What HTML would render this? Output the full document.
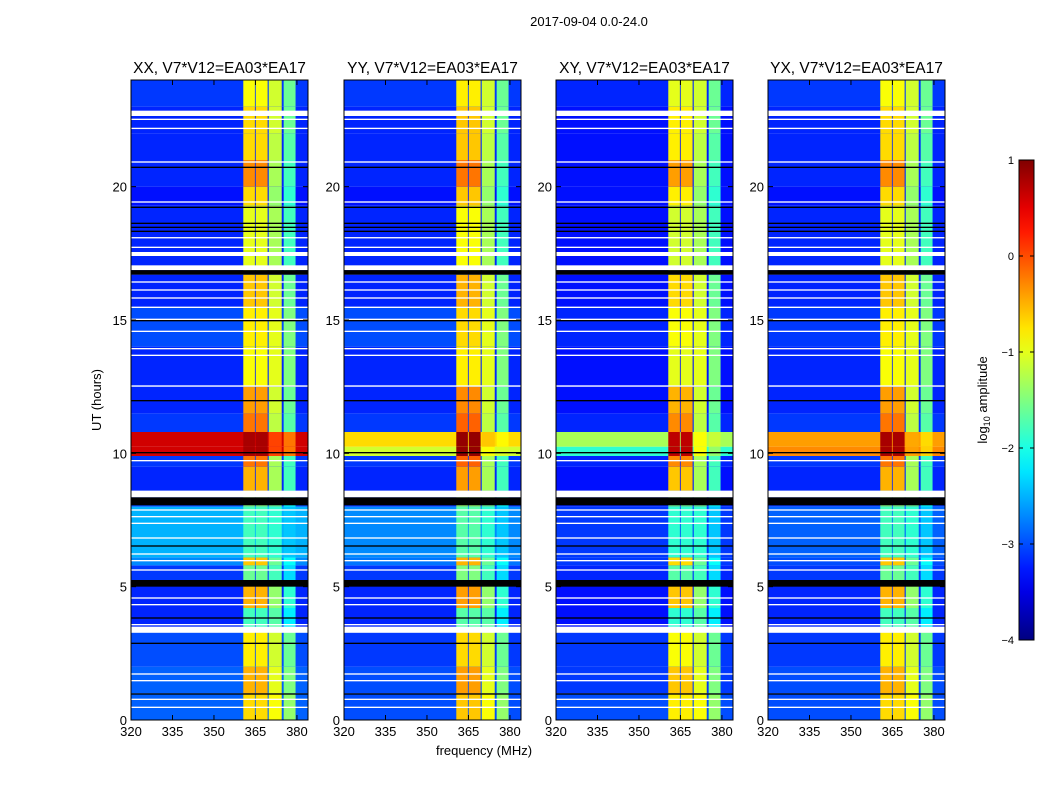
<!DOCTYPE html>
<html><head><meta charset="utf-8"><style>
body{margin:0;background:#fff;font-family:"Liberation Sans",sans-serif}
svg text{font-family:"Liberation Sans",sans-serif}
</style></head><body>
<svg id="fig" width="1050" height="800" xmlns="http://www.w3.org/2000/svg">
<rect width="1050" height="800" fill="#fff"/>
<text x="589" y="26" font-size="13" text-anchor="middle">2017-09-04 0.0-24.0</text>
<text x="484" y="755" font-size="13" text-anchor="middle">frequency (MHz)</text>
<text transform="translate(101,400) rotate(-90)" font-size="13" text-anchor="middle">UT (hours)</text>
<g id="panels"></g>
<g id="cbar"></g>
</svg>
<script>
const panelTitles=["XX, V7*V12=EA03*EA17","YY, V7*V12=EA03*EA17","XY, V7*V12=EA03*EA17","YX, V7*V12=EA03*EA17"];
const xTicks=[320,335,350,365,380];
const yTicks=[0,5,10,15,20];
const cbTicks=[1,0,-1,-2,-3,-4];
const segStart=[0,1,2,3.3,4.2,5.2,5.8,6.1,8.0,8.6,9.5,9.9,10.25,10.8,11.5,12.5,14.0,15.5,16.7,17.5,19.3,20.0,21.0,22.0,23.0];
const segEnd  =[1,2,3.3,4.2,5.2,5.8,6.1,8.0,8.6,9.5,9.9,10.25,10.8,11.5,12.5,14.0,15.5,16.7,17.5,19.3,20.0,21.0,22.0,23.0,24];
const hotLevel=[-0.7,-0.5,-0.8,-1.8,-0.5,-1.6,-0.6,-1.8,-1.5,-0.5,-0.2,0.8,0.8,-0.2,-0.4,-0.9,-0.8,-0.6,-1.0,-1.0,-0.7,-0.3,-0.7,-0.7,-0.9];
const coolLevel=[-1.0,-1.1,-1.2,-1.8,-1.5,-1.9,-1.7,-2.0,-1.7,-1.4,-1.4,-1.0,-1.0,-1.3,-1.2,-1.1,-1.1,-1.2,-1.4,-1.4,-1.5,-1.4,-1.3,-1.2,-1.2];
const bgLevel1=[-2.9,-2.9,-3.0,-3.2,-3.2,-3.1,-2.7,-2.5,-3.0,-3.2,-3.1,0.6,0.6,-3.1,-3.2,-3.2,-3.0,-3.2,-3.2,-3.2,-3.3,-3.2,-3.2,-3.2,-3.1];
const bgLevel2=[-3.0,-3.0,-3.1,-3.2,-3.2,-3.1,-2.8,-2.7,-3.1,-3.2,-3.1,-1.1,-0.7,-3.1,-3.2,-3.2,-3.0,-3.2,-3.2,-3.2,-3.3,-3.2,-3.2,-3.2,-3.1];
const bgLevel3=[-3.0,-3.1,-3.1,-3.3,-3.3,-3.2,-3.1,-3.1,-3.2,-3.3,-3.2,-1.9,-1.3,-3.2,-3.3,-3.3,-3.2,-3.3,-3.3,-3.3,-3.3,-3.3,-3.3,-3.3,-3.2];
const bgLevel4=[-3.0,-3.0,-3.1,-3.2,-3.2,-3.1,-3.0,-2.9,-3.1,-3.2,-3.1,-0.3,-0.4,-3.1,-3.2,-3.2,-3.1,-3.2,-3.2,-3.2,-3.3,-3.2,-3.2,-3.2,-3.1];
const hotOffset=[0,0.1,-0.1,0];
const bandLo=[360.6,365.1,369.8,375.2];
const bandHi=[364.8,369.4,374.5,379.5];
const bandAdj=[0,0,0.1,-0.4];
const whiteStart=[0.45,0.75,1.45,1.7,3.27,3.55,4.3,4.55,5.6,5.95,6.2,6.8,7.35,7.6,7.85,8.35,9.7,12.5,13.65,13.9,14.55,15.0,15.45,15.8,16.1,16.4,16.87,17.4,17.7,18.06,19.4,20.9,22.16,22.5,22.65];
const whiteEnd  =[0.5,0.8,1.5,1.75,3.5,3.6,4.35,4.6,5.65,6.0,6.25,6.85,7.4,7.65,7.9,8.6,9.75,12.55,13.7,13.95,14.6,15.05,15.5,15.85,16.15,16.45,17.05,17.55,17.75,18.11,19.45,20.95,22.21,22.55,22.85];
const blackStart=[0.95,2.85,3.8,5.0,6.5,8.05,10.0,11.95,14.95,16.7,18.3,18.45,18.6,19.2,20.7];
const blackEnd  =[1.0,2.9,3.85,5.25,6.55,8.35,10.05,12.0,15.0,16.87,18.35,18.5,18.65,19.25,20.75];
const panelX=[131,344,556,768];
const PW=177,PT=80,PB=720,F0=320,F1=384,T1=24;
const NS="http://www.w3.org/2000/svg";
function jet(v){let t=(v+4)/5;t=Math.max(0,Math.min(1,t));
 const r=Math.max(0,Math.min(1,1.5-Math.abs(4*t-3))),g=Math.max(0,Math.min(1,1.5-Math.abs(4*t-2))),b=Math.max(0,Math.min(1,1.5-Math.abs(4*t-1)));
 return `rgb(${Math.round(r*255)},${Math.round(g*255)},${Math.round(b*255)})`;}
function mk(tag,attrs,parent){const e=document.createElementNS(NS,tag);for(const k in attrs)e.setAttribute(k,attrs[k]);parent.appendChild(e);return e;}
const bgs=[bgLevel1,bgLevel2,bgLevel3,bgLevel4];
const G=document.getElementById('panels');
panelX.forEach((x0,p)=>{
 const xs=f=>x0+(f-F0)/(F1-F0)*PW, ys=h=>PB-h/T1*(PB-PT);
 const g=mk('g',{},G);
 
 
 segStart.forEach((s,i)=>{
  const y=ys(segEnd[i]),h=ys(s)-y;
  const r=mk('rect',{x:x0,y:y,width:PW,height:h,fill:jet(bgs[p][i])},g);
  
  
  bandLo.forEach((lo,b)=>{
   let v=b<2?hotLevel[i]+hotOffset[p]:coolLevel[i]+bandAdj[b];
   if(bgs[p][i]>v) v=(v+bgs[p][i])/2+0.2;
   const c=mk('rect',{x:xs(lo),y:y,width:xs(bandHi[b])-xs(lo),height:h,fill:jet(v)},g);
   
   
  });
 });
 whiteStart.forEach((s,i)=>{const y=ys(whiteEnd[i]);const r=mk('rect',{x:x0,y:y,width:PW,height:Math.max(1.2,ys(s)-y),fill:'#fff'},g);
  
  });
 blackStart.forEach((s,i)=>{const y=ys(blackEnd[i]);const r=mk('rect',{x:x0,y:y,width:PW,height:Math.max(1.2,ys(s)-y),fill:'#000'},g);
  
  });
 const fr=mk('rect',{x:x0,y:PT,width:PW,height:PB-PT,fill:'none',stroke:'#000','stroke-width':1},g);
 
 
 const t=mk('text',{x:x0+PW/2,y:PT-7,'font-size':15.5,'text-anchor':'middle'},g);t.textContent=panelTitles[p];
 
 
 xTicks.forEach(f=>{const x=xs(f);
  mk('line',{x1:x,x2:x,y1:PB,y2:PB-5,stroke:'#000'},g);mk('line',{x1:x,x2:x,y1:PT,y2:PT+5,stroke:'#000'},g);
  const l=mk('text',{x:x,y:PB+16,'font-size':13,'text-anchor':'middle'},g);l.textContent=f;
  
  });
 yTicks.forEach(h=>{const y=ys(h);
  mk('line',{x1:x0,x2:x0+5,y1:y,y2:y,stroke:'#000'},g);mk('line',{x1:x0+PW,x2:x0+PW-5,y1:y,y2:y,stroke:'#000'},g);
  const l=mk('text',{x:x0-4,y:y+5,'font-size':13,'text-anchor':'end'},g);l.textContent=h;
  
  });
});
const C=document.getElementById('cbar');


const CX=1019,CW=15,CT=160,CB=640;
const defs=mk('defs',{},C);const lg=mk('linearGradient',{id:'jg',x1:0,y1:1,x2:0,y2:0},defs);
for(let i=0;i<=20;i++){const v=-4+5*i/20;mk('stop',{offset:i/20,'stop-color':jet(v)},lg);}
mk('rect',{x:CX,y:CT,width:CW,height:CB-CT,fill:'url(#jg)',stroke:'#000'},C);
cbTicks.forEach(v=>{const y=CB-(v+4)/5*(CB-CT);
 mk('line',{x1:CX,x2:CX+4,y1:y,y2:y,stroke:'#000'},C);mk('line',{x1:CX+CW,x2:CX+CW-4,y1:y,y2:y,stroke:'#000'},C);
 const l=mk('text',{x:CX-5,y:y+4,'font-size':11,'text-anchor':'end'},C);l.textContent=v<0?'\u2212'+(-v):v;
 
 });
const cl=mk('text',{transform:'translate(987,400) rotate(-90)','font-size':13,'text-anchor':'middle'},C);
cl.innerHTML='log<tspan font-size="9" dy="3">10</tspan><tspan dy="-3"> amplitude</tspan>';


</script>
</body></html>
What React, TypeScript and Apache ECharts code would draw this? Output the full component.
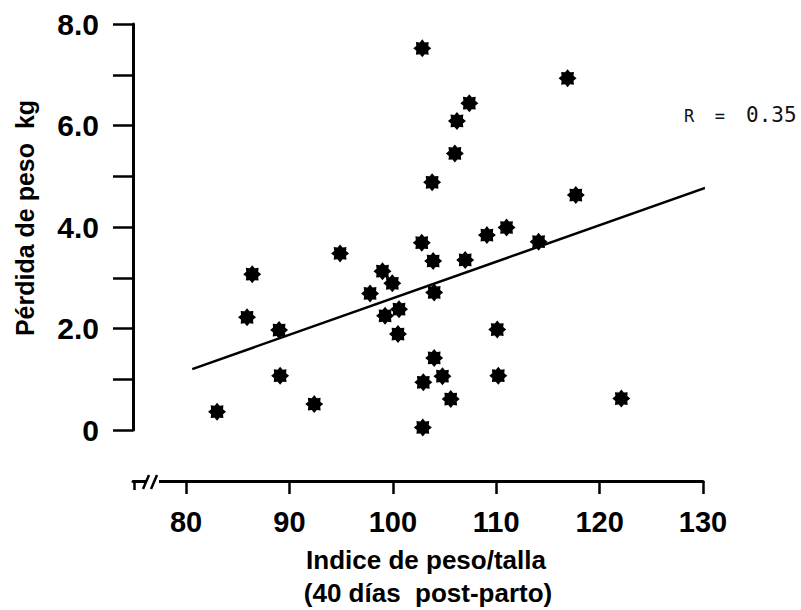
■ ■ ■ ■
* _Exercise brief_
Give the number of lines that carry the word "document", with nothing added.

* _Result of this task_
4